A company intranet can benefit employees and managers and possibly even save the company some money. Follow these guidelines to develop an effective corporate intranet.
Company intranets should be unique, and they should help employees and managers do their jobs more effectively and economically. As with any project, you need a strategy to develop an intranet. You must take the time to identify what you want to accomplish and how to get it done.
Devise a strategy
The first step in formulating your strategy is to determine what you want the intranet to do. Your first goal for the intranet might be to distribute company information to employees. Later, you may want your intranet to do more. The great thing about building an intranet is that you don’t need to build everything at once. In fact, your intranet should be an ongoing project, with new capabilities added over time.
You should break your intranet strategy into components. For example, each department in the company has unique opportunities within the company’s objectives. Develop a strategy for each functional entity in the company, and define two or three functions that benefit each unit.
The key is to get department heads and senior managers to think about those aspects of an intranet that truly benefit employees and managers. Find something that improves employee productivity, reduces cost, or creates a sense of pride within the company, and you have a winner. For example, consider these potential intranet uses:
- Company news, departmental newsletters, or weekly letters from the president
- Employee handbook, expense report submissions, and so on
- Operations policies and procedures manuals
- Client contracts file
- Addition, deletion, and change of submissions to Human Resources
- IT Support Desk trouble ticket submission and Frequently Asked Questions (FAQs)
- White papers
- Training documentation and schedules for new employees
The key to developing an intranet strategy is to determine its purpose. Most intranets are used to disseminate information, but you need not limit yours to that. In one company, I justified building an intranet simply to eliminate the production, updating, and distribution of employee handbooks. The Human Resources Department saved over $10,000 in production and delivery costs, not to mention the labor and headaches that go with assembling and handling the books. The whole process took little time to set up on our new intranet, and it gave HR a cost-effective way to introduce future changes with minimal effort.
Plan the intranet
When planning your intranet, prioritize the objectives developed in your strategy phase. You should place components like employee handbooks and company news items at the top of your priorities. These create considerable exposure to the intranet among employees and are quickly implemented with immediate benefit.
I always try to include something in the plan from every major department so that pertinent and interesting information is available to all employees. The more participation you have, the more employees will rely on the intranet—and the more they’ll benefit from it.

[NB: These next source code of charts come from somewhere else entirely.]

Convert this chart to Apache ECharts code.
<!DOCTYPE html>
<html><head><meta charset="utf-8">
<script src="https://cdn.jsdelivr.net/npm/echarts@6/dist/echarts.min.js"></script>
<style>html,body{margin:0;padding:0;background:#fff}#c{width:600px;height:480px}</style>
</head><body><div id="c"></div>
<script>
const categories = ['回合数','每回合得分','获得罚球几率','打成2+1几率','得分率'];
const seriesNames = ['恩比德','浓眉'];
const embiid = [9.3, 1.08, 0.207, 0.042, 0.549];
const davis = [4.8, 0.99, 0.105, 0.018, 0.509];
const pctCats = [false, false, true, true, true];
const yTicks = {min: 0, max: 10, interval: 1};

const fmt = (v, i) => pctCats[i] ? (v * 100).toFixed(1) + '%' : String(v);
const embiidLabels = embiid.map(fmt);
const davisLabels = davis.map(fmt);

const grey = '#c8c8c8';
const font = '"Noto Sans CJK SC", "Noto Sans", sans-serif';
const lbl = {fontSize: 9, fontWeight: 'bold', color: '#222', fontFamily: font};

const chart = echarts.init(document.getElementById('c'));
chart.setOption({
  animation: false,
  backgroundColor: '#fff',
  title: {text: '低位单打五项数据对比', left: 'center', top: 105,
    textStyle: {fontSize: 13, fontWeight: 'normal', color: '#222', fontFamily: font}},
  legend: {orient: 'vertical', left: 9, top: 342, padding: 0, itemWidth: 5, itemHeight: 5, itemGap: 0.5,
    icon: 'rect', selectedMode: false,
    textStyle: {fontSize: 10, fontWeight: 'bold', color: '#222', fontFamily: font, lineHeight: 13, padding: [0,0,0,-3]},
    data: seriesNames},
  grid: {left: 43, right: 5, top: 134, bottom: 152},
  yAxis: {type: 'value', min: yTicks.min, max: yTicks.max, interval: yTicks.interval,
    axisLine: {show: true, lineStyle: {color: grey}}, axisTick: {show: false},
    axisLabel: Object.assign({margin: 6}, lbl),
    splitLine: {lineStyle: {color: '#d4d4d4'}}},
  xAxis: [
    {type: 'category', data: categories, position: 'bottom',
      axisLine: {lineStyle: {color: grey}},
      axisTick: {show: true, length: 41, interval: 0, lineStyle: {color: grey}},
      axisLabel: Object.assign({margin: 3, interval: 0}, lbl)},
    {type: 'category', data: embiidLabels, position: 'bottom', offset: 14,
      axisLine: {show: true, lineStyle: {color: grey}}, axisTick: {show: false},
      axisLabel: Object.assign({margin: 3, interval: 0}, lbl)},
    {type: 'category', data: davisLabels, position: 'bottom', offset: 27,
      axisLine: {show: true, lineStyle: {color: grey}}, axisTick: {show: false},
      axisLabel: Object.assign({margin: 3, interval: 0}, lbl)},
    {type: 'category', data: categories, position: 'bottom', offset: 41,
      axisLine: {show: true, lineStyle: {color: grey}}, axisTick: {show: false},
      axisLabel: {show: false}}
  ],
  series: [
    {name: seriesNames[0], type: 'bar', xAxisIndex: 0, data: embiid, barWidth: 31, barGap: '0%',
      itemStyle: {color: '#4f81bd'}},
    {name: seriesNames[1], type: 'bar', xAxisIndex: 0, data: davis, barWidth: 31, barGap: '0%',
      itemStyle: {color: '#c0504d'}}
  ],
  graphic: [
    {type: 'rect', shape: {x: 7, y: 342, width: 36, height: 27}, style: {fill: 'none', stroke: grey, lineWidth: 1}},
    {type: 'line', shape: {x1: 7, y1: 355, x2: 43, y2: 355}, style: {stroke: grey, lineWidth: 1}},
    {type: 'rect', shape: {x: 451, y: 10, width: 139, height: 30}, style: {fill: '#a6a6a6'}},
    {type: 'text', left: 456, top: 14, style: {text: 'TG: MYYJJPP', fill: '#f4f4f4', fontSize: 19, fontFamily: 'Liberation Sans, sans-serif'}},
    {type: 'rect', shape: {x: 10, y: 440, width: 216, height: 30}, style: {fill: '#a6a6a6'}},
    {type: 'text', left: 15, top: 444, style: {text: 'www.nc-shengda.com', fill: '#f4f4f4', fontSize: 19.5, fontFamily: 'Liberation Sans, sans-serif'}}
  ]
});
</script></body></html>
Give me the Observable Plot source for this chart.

Approach your intranet development just like any other project. Define the objectives, lay out the priorities, develop the tasks and responsibilities, schedule completion dates, and communicate the plan to company managers and employees.
Implement your plan
Implement your intranet in phases, with plenty of quality assurance (QA). Remember: You have high visibility with an intranet development project, so make it a positive experience.
Select key users in each functional area to help your team QA each part of the new application. Test for content accuracy, ease of navigation, and functionality. Your tests could help you expand the intranet’s benefits and make it more useful to employees.
I recommend adding new functions and content in layers so employees can begin accessing the company intranet quickly and see a continual growth of content and services. Just as with an Internet Web site, frequent updates lure visitors back.
Promote the new intranet
Be sure to promote your intranet to its customers—your employees. Announce every update, and post the news on the intranet’s home page for all to see. You must get employees and managers in the habit of using the intranet as a communication vehicle if they are to benefit from it. It won’t happen all by itself. There are several ways to promote your new capabilities to employees. You can:
- Post information employees need to know on the home page.
- Post daily events or news on the home page.
- Use it for employee activities, such as expense reports or vacation requests.
- Use it as a portal for IT support and status updates on support tickets.
- Help managers use it to convey their messages to employees.
- Promote the benefits of applications in use on the intranet.
- Use it as an employee suggestion portal.
- Include company calendars and schedules for training, holidays, and seminars.
- Get the CEO or president of your company to back it.
Increase productivity and reduce costs
Intranets increase productivity and reduce costs in many ways. Use it to eliminate production and distribution costs of company manuals, such as the following:
- Employee handbooks
- Managerial guides
- Operating policies and procedures
- Training manuals
Use it to reduce postage in distributing company information, such as the following:
- Company newsletters
- Expense reports
- Management reports (in a secured section)
- Scheduled company events
Use it to save employees’ time by answering frequently asked questions:
- Create an IT Support Desk FAQ page that answers the “top 10” support questions.
- Create a quick reference FAQ page for each department’s employees.
- Create a company contact list for key issues and/or questions.
Use it to provide employee training material online for quick reference, such as the following:
- Training class material
- Policies and procedures
You can also save time and effort by placing project updates online.
The structure shown in Figure A is an intranet my team developed.
We started very small, with just a company home page and a small IT section, but as people saw the benefit, we added more functionality to improve productivity, reduce cost, and give our employees easy access to information. Start small, and you’ll begin to realize your own benefits.